The Egyptian state is doing pomp, and relieved (because of the security lockdown) of traffic and noise Cairo is playing along: the morning light is clear and free of dust, the flame trees are magnificent with their crowns of red massed flowers.

In the great Festival Hall under the dome of Cairo University we are a good-humoured crowd, amusing ourselves during our three-hour wait by applauding the mic checks and housekeeping announcements of the Egyptian staff. Then something interesting happens: an American strides on to the stage, brusque and marine-like in his efficiency, he marches through a prolonged mic check: "One, two, three, mic check, from Cairo, Egypt, one, two …" When he's finished the tiny patter of hesitant applause dies out very quickly. In a ­couple of minutes he's back. "Mic check," he announces - then grins: "Last time, I promise." The crowd roars its approval, applauds him.

They even applaud Hilary Clinton as she beams in through a side door. There are a lot of empty seats: the ­security arrangements and the ­promise of the long wait have kept people away. But then Obama comes in, and we're on our feet: waving, ­cheering, ­clapping. And that, really, is the ­highlight of the occasion.

Obama did what many of us hoped he would not do: he accorded faith a central position in the relationship between our different parts of the world: rather than human beings with different histories and different political interests and ambitions - and despite a quick acknowledgment of colonialism - we were essentially people of different faiths who would now make nice with each other. And such is our beleaguered state of mind here in this part of the world that every time he quoted the Qur'an, he was applauded. But then again, it seemed that it was the same 200 or so people who were putting their hands together - to less effect each time.

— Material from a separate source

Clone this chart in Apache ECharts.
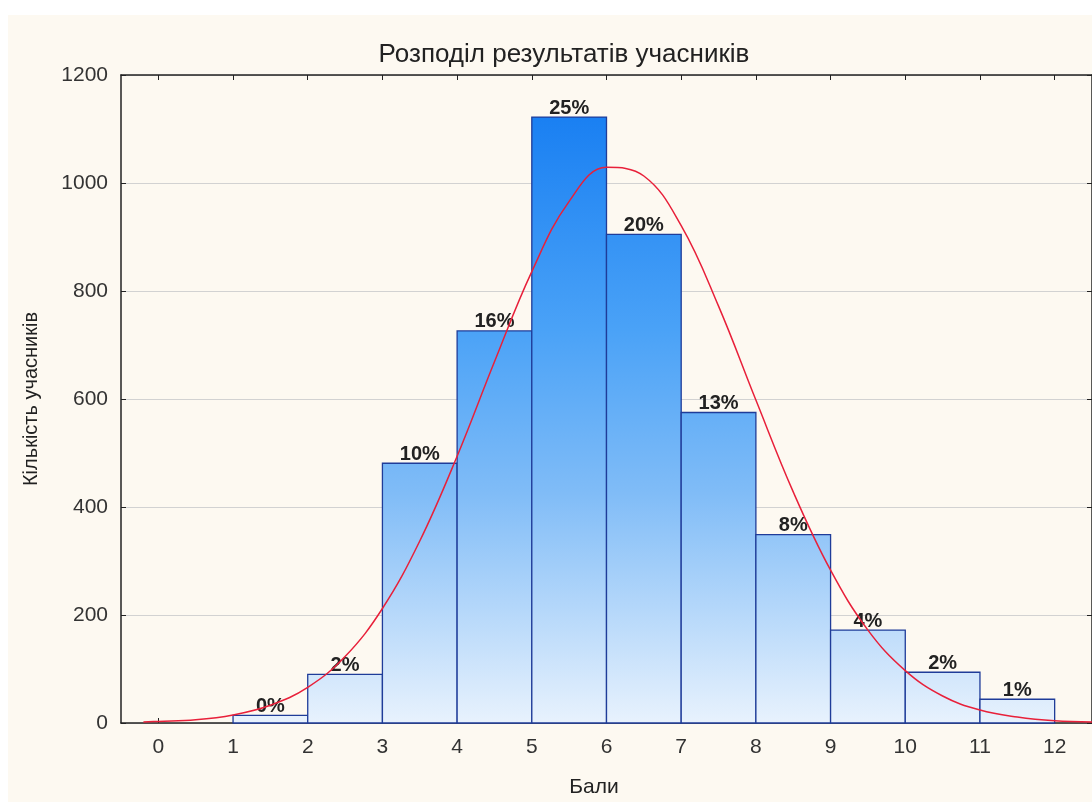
<!DOCTYPE html>
<html>
<head>
<meta charset="utf-8">
<script src="https://cdn.jsdelivr.net/npm/echarts@6/dist/echarts.min.js"></script>
<style>
html,body{margin:0;padding:0;background:#ffffff;width:1092px;height:802px;overflow:hidden;}
#c{position:absolute;left:8px;top:15px;width:1084px;height:787px;background:#fdf9f1;}
</style>
</head>
<body>
<div id="c"></div>
<script>
// Histogram bins (start, end) and counts
const binStarts = [1, 2, 3, 4, 5, 6, 7, 8, 9, 10, 11];
const binEnds   = [2, 3, 4, 5, 6, 7, 8, 9, 10, 11, 12];
const counts    = [14, 90, 481, 726, 1122, 905, 575, 349, 172, 94, 44];
const percentLabels = ['0%', '2%', '10%', '16%', '25%', '20%', '13%', '8%', '4%', '2%', '1%'];

// Fitted curve points
const curveX = [-0.2, 0, 0.5, 1, 1.5, 2, 2.5, 3, 3.5, 4, 4.5, 5, 5.5, 6, 6.5, 7, 7.5, 8, 8.5, 9, 9.5, 10, 10.5, 11, 11.5, 12, 12.5];
const curveY = [2, 3, 6, 15, 33, 66, 123, 212, 337, 494, 669, 836, 966, 1029, 1013, 921, 772, 598, 428, 283, 172, 97, 50, 24, 11, 4, 2];

const xTicks = [0, 1, 2, 3, 4, 5, 6, 7, 8, 9, 10, 11, 12];
const yTicks = [0, 200, 400, 600, 800, 1000, 1200];

const titleText = 'Розподіл результатів учасників';
const xName = 'Бали';
const yName = 'Кількість учасників';

const chart = echarts.init(document.getElementById('c'), null, {renderer: 'canvas'});

const histData = binStarts.map((s, i) => [s, binEnds[i], counts[i]]);
const curveData = curveX.map((x, i) => [x, curveY[i]]);

const FONT = '"Liberation Sans", Arial, sans-serif';

const option = {
  backgroundColor: '#fdf9f1',
  animation: false,
  title: [
    {text: titleText, left: 551, top: 22, textAlign: 'center',
     textStyle: {fontFamily: FONT, fontSize: 26, fontWeight: 'normal', color: '#222'}},
    {text: xName, left: 581, top: 757, textAlign: 'center',
     textStyle: {fontFamily: FONT, fontSize: 21, fontWeight: 'normal', color: '#222'}}
  ],
  grid: {left: 113, top: 60, width: 976, height: 648, containLabel: false},
  xAxis: [
    {type: 'value', min: -0.5, max: 12.5, position: 'bottom',
     axisLine: {show: true, onZero: false, lineStyle: {color: '#222', width: 1.5}},
     axisTick: {show: true, inside: true, length: 5, customValues: xTicks, lineStyle: {color: '#222'}},
     axisLabel: {show: true, customValues: xTicks, margin: 14, fontFamily: FONT, fontSize: 21, color: '#333'},
     splitLine: {show: false}},
    {type: 'value', min: -0.5, max: 12.5, position: 'top',
     axisLine: {show: true, onZero: false, lineStyle: {color: '#222', width: 1.5}},
     axisTick: {show: true, inside: true, length: 5, customValues: xTicks, lineStyle: {color: '#222'}},
     axisLabel: {show: false, customValues: xTicks},
     splitLine: {show: false}}
  ],
  yAxis: [
    {type: 'value', min: 0, max: 1200, interval: 200, position: 'left',
     name: yName, nameLocation: 'middle', nameGap: 80,
     nameTextStyle: {fontFamily: FONT, fontSize: 20, color: '#222'},
     axisLine: {show: true, onZero: false, lineStyle: {color: '#222', width: 1.5}},
     axisTick: {show: true, inside: true, length: 5, lineStyle: {color: '#222'}},
     axisLabel: {show: true, margin: 13, fontFamily: FONT, fontSize: 21, color: '#333',
                 formatter: function (v) { return String(v); }},
     splitLine: {show: true, lineStyle: {color: '#d2d2d2', width: 1.2}}},
    {type: 'value', min: 0, max: 1200, interval: 200, position: 'right',
     axisLine: {show: true, onZero: false, lineStyle: {color: '#222', width: 1.5}},
     axisTick: {show: true, inside: true, length: 5, lineStyle: {color: '#222'}},
     axisLabel: {show: false},
     splitLine: {show: false}}
  ],
  series: [
    {
      type: 'custom',
      xAxisIndex: 0, yAxisIndex: 0,
      data: histData,
      renderItem: function (params, api) {
        const x0 = api.value(0), x1 = api.value(1), v = api.value(2);
        const pTop = api.coord([x0, v]);
        const pBot = api.coord([x1, 0]);
        const gTop = api.coord([0, 1120])[1];
        const gBot = api.coord([0, 0])[1];
        const grad = new echarts.graphic.LinearGradient(0, gTop, 0, gBot, [
          {offset: 0, color: '#1a80f2'},
          {offset: 0.35, color: '#4aa2f7'},
          {offset: 0.62, color: '#80bcf7'},
          {offset: 1, color: '#e8f2fd'}
        ], true);
        return {
          type: 'group',
          children: [
            {type: 'rect',
             shape: {x: pTop[0], y: pTop[1], width: pBot[0] - pTop[0], height: pBot[1] - pTop[1]},
             style: {fill: grad, stroke: '#1f3c99', lineWidth: 1.3}},
            {type: 'text',
             x: (pTop[0] + pBot[0]) / 2, y: pTop[1] + 1,
             style: {text: percentLabels[params.dataIndex], align: 'center', verticalAlign: 'bottom',
                     font: 'bold 20px ' + FONT, fill: '#222'}}
          ]
        };
      },
      z: 2
    },
    {
      type: 'line',
      xAxisIndex: 0, yAxisIndex: 0,
      data: curveData,
      smooth: 0.4,
      showSymbol: false,
      symbol: 'none',
      lineStyle: {color: '#e8203a', width: 1.5},
      clip: true,
      z: 3
    }
  ]
};
chart.setOption(option);
</script>
</body>
</html>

"Extremism" was top of the agenda, even though al-Qaida, once so modern and cutting edge, is now tired and irrelevant. But it was prodded out of its stall again as justification for American operations in Afghanistan. We were reminded of the 3,000 people killed in New York - people who had done no harm to anyone. And every person listening east of Rome and many west of it would have been thinking "and what about the million Iraqis, what about the Afghanis, what about …" And ­nothing about non-Muslim extremism, about the 40 million American Christian Zionists anticipating the Rapture with glee, or the Israeli settlers who in Hebron take your photo and upload it to God to fast-lane you to hell.

Obama's speech was a lawyerly speech, a clever speech. It certainly departed from the Bush discourse, but how far away from the policies of the last eight years are the sources it springs from? We still can only wait and see.

The biggest applause he got was when he said that all US troops would be out of Iraq by 2012, and when he repeated his position on the Israeli settlements. He's been brave on the settlements, and of course we're all grateful for every step in the direction of halting the dispossession of the Palestinians. But it also needs to be remembered that stopping the settlements has been part of the official position of every American administration; what's required is the implementation of that position by cutting off the funding for the settlements and closing the tax loophole that allows private American organisations to fund them.
Around the pedestal carrying the Eternal Flame of Knowledge outside the university, the American activist group Code Pink carried banners that said "Obama: Stop funding Israeli war crimes". They came out of Gaza on Wednesday carrying a letter from Hamas to the American president, and they were at pains to point out that Hamas chose an American feminist group to carry their letter. I don't know if they managed to deliver it.

There is a difference between believing that ultimately the interests of the inhabitants of the planet are genuinely interconnected and believing that the interests of the world can be made to seem compatible with America's. Obama has said that America should have not only the power but the moral standing to lead the world. Today we waited for him to demonstrate that moral standing and assume the leadership of the world. He did not; he remained the President of the United States.